* _STATED TASK_:
Search the entries below. Return every line that has "matplotlib" in it.

* _PROVIDED INFORMATION_:
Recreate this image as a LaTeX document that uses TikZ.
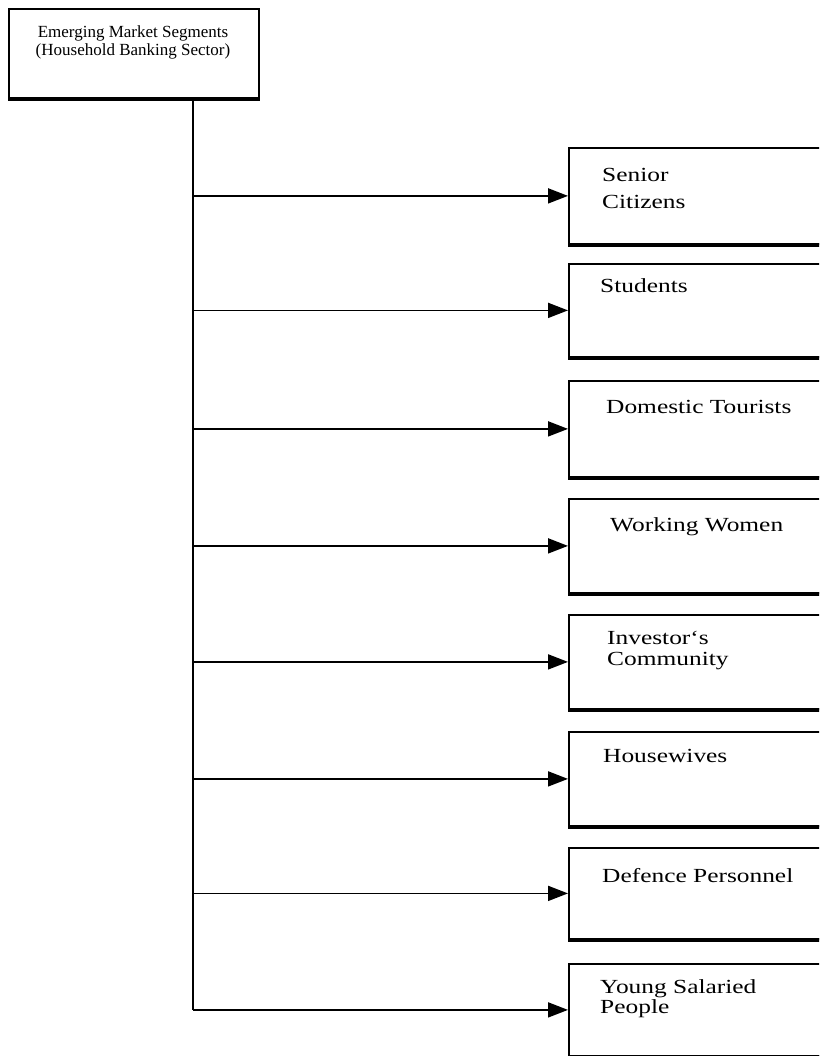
\documentclass[tikz,border=0pt]{standalone}
\usepackage{fontspec}
\setmainfont{Liberation Serif}[FakeStretch=1.27]
\newfontfamily\headfont{Liberation Serif}
\usetikzlibrary{arrows.meta}
\begin{document}
\begin{tikzpicture}[x=1pt,y=-1pt,
  segbox/.style={draw, line width=1.8pt, anchor=north west, minimum width=270pt, inner sep=0pt},
  seglabel/.style={anchor=base west, inner sep=0pt, font=\fontsize{20}{21}\selectfont},
  headlabel/.style={anchor=base, inner sep=0pt, font=\headfont\fontsize{17}{18}\selectfont},
  feed/.style={line width=1.8pt, -{Triangle[length=20pt,width=15pt]}},
  trunk/.style={line width=1.8pt},
  shade/.style={line width=3.8pt}]
\useasboundingbox (0,0) rectangle (819,1056);
\clip (0,0) rectangle (819,1056);

% root box
\node[segbox, minimum width=250pt, minimum height=89pt] (root) at (8,8) {};
\draw[shade] (root.south west) -- (root.south east);
\node[headlabel] (rootA) at (133,38) {Emerging Market Segments};
\node[headlabel] (rootB) at (133,56) {(Household Banking Sector)};

% segment boxes
\node[segbox, minimum height=96pt] (s1) at (568,147) {};
\node[segbox, minimum height=93pt] (s2) at (568,263) {};
\node[segbox, minimum height=96pt] (s3) at (568,380) {};
\node[segbox, minimum height=94pt] (s4) at (568,498) {};
\node[segbox, minimum height=94pt] (s5) at (568,614) {};
\node[segbox, minimum height=94pt] (s6) at (568,731) {};
\node[segbox, minimum height=91pt] (s7) at (568,847) {};
\node[segbox, minimum height=92pt] (s8) at (568,963) {};
\foreach \b in {s1,s2,s3,s4,s5,s6,s7,s8}
  \draw[shade] (\b.south west) -- (\b.south east);

% labels
\node[seglabel] (t1a) at (602,182) {Senior};
\node[seglabel] (t1b) at (602,209) {Citizens};
\node[seglabel] (t2)  at (600,293) {Students};
\node[seglabel] (t3)  at (606,413) {Domestic Tourists};
\node[seglabel] (t4)  at (610,531) {Working Women};
\node[seglabel] (t5a) at (607,644) {Investor`s};
\node[seglabel] (t5b) at (607,665) {Community};
\node[seglabel] (t6)  at (603,762) {Housewives};
\node[seglabel] (t7)  at (602,882) {Defence Personnel};
\node[seglabel] (t8a) at (600,993) {Young Salaried};
\node[seglabel] (t8b) at (600,1013) {People};

% trunk and branches
\coordinate (trunktop) at (193,99);
\draw[trunk] (trunktop) -- (trunktop |- s8.west);
\draw[feed] (trunktop |- s8.west) -- (s8.west);
\foreach \b in {s1,s2,s3,s4,s5,s6,s7}
  \draw[feed] (trunktop |- \b.west) -- (\b.west);
\end{tikzpicture}
\end{document}
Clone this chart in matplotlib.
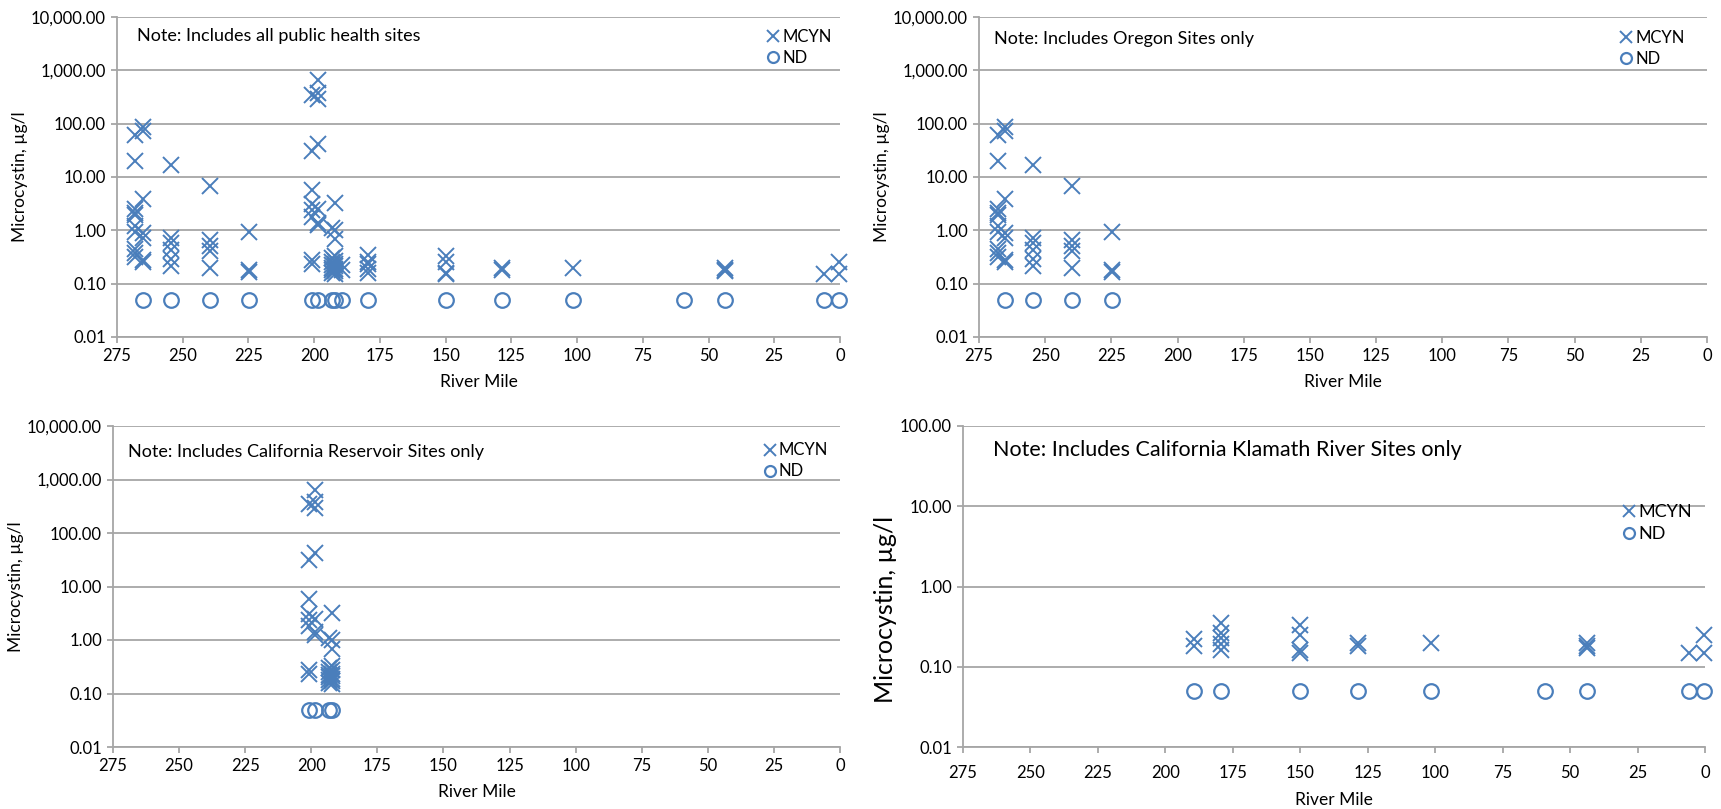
import numpy as np
import matplotlib
matplotlib.use("Agg")
import matplotlib.pyplot as plt
from matplotlib.ticker import FixedLocator, FuncFormatter

plt.rcParams['font.family'] = ['Lato', 'DejaVu Sans']

# ---- Oregon sites ----
or_mcyn_mile = [268.0] * 10 + [265.0] * 7 + [254.6] * 6 + [239.8] * 5 + [224.7] * 3
or_mcyn_val = [60, 20, 2.5, 2.1, 1.9, 1.23, 0.92, 0.45, 0.37, 0.32,
               88, 74, 3.9, 0.9, 0.72, 0.28, 0.26,
               16.6, 0.72, 0.57, 0.42, 0.29, 0.21,
               6.8, 0.67, 0.51, 0.41, 0.2,
               0.92, 0.18, 0.165]
or_nd_mile = [265.0, 254.6, 239.8, 224.7]
or_nd_val = [0.05, 0.05, 0.05, 0.05]

# ---- California reservoir sites ----
res_mcyn_mile = [200.9] * 8 + [198.5] * 7 + [193.4] * 7 + [192.2] * 10
res_mcyn_val = [350, 31, 5.8, 3.1, 2.4, 1.8, 0.28, 0.23,
                650, 380, 290, 42, 2.5, 1.4, 1.25,
                1.1, 0.3, 0.25, 0.22, 0.2, 0.18, 0.16,
                3.2, 1.0, 0.68, 0.33, 0.27, 0.23, 0.21, 0.19, 0.17, 0.15]
res_nd_mile = [200.9, 198.5, 193.4, 192.2]
res_nd_val = [0.05, 0.05, 0.05, 0.05]

# ---- California Klamath River sites ----
kr_mcyn_mile = ([189.5] * 2 + [179.4] * 5 + [150.0] * 4 + [128.7] * 2 +
                [101.4] + [43.7] * 3 + [6.1] + [0.2] * 2)
kr_mcyn_val = [0.22, 0.18,
               0.35, 0.26, 0.23, 0.19, 0.16,
               0.33, 0.25, 0.16, 0.15,
               0.2, 0.18,
               0.2,
               0.2, 0.18, 0.17,
               0.15,
               0.25, 0.15]
kr_nd_mile = [189.5, 179.4, 150.0, 128.7, 101.4, 59.2, 43.7, 6.1, 0.2]
kr_nd_val = [0.05] * 9

BLUE = '#4a7ebb'
GRID = '#a6a6a6'
W, H = 1721, 809


def px_axes(fig, left, right, top, bottom):
    return fig.add_axes([left / W, 1 - bottom / H, (right - left) / W, (bottom - top) / H])


def draw_panel(ax, mm, mv, nm, nv, note, ymax, note_xy, leg_anchor,
               note_size=13, ylab_size=12.5, ylab_y=0.5, leg_size=12):
    ax.plot(mm, mv, linestyle='none', marker='x', ms=11, mew=1.4, color=BLUE,
            label='MCYN', clip_on=False, zorder=3)
    ax.plot(nm, nv, linestyle='none', marker='o', ms=10.5, mew=1.6, mfc='none',
            mec=BLUE, label='ND', clip_on=False, zorder=3)
    ax.set_yscale('log')
    ax.set_ylim(0.01, ymax)
    ax.set_xlim(275, 0)
    ax.xaxis.set_major_locator(FixedLocator(np.arange(0, 276, 25)))
    decades = [10.0 ** k for k in range(-2, int(round(np.log10(ymax))) + 1)]
    ax.yaxis.set_major_locator(FixedLocator(decades))
    ax.yaxis.set_minor_locator(FixedLocator([]))
    ax.yaxis.set_major_formatter(FuncFormatter(lambda v, p: f'{v:,.2f}'))
    ax.grid(axis='y', color=GRID, lw=1.3)
    ax.set_axisbelow(True)
    for side in ('top', 'right'):
        ax.spines[side].set_visible(False)
    for side in ('left', 'bottom'):
        ax.spines[side].set_color(GRID)
        ax.spines[side].set_linewidth(1.3)
    ax.tick_params(axis='both', direction='out', length=4, width=1.3, color=GRID,
                   labelsize=12, pad=4)
    ax.set_xlabel('River Mile', fontsize=12.5, labelpad=7)
    ax.set_ylabel('Microcystin, µg/l', fontsize=ylab_size, labelpad=2)
    ax.yaxis.label.set_y(ylab_y)
    ax.text(note_xy[0], note_xy[1], note, transform=ax.transAxes, fontsize=note_size,
            va='center', ha='left')
    ax.legend(loc='upper right', bbox_to_anchor=leg_anchor, frameon=False,
              fontsize=leg_size, handlelength=0.6, handletextpad=0.25,
              labelspacing=0.3, borderpad=0.2, markerscale=0.75)


fig = plt.figure(figsize=(W / 100, H / 100), dpi=100)

ax_all = px_axes(fig, 117, 840, 17, 337)
draw_panel(ax_all,
           or_mcyn_mile + res_mcyn_mile + kr_mcyn_mile,
           or_mcyn_val + res_mcyn_val + kr_mcyn_val,
           or_nd_mile + res_nd_mile + kr_nd_mile,
           or_nd_val + res_nd_val + kr_nd_val,
           'Note: Includes all public health sites', 10000,
           (0.028, 0.94), (1.005, 1.0))

ax_or = px_axes(fig, 979, 1707, 17, 337)
draw_panel(ax_or, or_mcyn_mile, or_mcyn_val, or_nd_mile, or_nd_val,
           'Note: Includes Oregon Sites only', 10000,
           (0.02, 0.93), (0.985, 0.995))

ax_res = px_axes(fig, 113, 840, 426, 747)
draw_panel(ax_res, res_mcyn_mile, res_mcyn_val, res_nd_mile, res_nd_val,
           'Note: Includes California Reservoir Sites only', 10000,
           (0.02, 0.92), (1.0, 0.985))

ax_kr = px_axes(fig, 963, 1705, 426, 747)
draw_panel(ax_kr, kr_mcyn_mile, kr_mcyn_val, kr_nd_mile, kr_nd_val,
           'Note: Includes California Klamath River Sites only', 100,
           (0.04, 0.925), (1.0, 0.795),
           note_size=15.5, ylab_size=18, ylab_y=0.43, leg_size=13)
ax_kr.tick_params(axis='x', pad=9)
ax_kr.xaxis.labelpad = 8

fig.savefig('out.png', dpi=100)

* _TASK RESULT_:
Clone this chart in matplotlib.
import matplotlib
matplotlib.use("Agg")
import matplotlib.pyplot as plt
from matplotlib.ticker import FixedLocator, FuncFormatter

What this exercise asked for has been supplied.